A gari Paula Veríssimo estaria eleita caso se candidatasse a “prefeita da Gávea”. Ela aparece mesmo naquela roupa laranja-cheguei, cabelo sempre natural-louquinho-carioca e acessórios maxi, dos óculos aos braceletes, muitas vezes suando em bicas de vassoura na mão, sob 40 graus, mas sempre montada na produção impecável. Essa entrevista seria sobre um tema pontual: os moradores de rua que tomaram conta da Praça Santos Dumont, seu ambiente de trabalho. Porém, ao ouvir sua história, ampliamos a conversa com a gari que foi transferida de Niterói para a Gávea, em 2010. É moradora da Mangueira desde os 4 anos e apaixonada pelo samba (sua mãe era presidente de ala da famosa escola de mesmo nome).
Ela escolheu a profissão por necessidade, já que, à época, era mãe solteira com dois filhos pra educar: “Foi a porta que se abriu, mas logo depois me senti escolhida pela profissão e, como já te disse, amo meu trabalho”. Paula é pedagoga, formada pela extinta Faculdade da Cidade, na Lagoa, depois de ter ganho uma bolsa de estudos intermediada pelo ator Antônio Pitanga, a quem conheceu quando era ascensorista da SUDERJ (Superintendência de Desportos do Estado do Rio).
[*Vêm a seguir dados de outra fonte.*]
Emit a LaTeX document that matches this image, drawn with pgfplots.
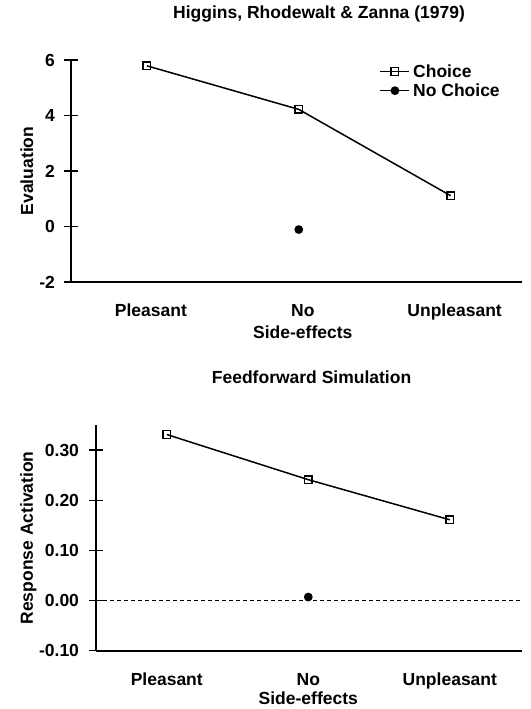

Paula conhece cada palmo do bairro e é adorada por todos. No seu aniversário, dia 30 de novembro, tem sempre festa na rua. Talvez ela deixe uma mensagem nas entrelinhas, além da garra e da alegria: começou a profissão por falta de opção, apaixonou-se por ela e hoje seria a sua escolha na vida.
Como você se tornou essa celebridade do bairro?
Sou muito verdadeira; vai ver, é por isso, e sempre trabalhei com o público.
Trocaria a Gávea por outro lugar?
Não trocaria a Gávea por nada – virou minha família. Em cada ponto, em cada esquina, tem gente querida. Trabalho com amor e fiz amigos, das crianças aos idosos. O trabalho em si é mais compensador do que a profissão. Meu aniversário, fim de novembro, foi comemorado com bolo na rua, trazido por uma moradora.
Do começo até hoje, quais as maiores mudanças do bairro?
A migração de moradores de rua para a praça está evoluindo. Antes chegavam sozinhos; agora é com a família. Eles estão aumentando muito. Imagino que por a Gávea ser calma, tranquila, se sintam bem e nada os impede.
O que muda com isso?
Não são mendigos, são moradores de alguma comunidade. Eles cagam, mijam, fazem sexo, sujam tudo e a gente tem que limpar. Limpo todos os dias. Os homens são mais alterados com drogas; elas parecem mais dependentes apenas do álcool. Imagino que o Rogério (Marques, o florista) sofra muito. Ele tem amor pela praça e faz esse trabalho tão bonito: apara a grama, poda as árvores, cuida de tudo.
Qual foi a coisa mais inusitada que você encontrou num lixo carioca?
Já encontrei de tudo: documento, tablet, celular e, em época de carnaval, a gente encontra cueca, sutiã, calcinha… É o que chamo “lixo de carnaval”.
Falando nisso, o carnaval é a pior época pra você na Gávea?
Sem dúvida… São toneladas de lixo.
Já pegou coisas descartadas e que serviam muito bem para outra pessoa ou até pra você?
Já usei muita coisa que descartam – meu banheiro quase todo foi feito com lixo da Gávea, vaso, tinta, basculante. Minha árvore de Natal montei de sucata. Lixo é ouro.
Já chamou atenção de alguém que passou pela rua e jogou lixo no chão?
Faço isso constantemente; muitas vezes, digo: “Acabei de varrer, e você age assim?”. As pessoas não gostam, e alguns respondem que estou aqui pra isso. Mas acho que o gari é um guardião.
Temos um grande exemplo de gari que conquistou os cariocas, o Sorriso. Você o conhece?
Conheço, sim, me inspiro muito no Sorriso, é meu espelho. Falei pra ele: “Eu ainda vou ser igual a você.” O Sorriso é um exemplo.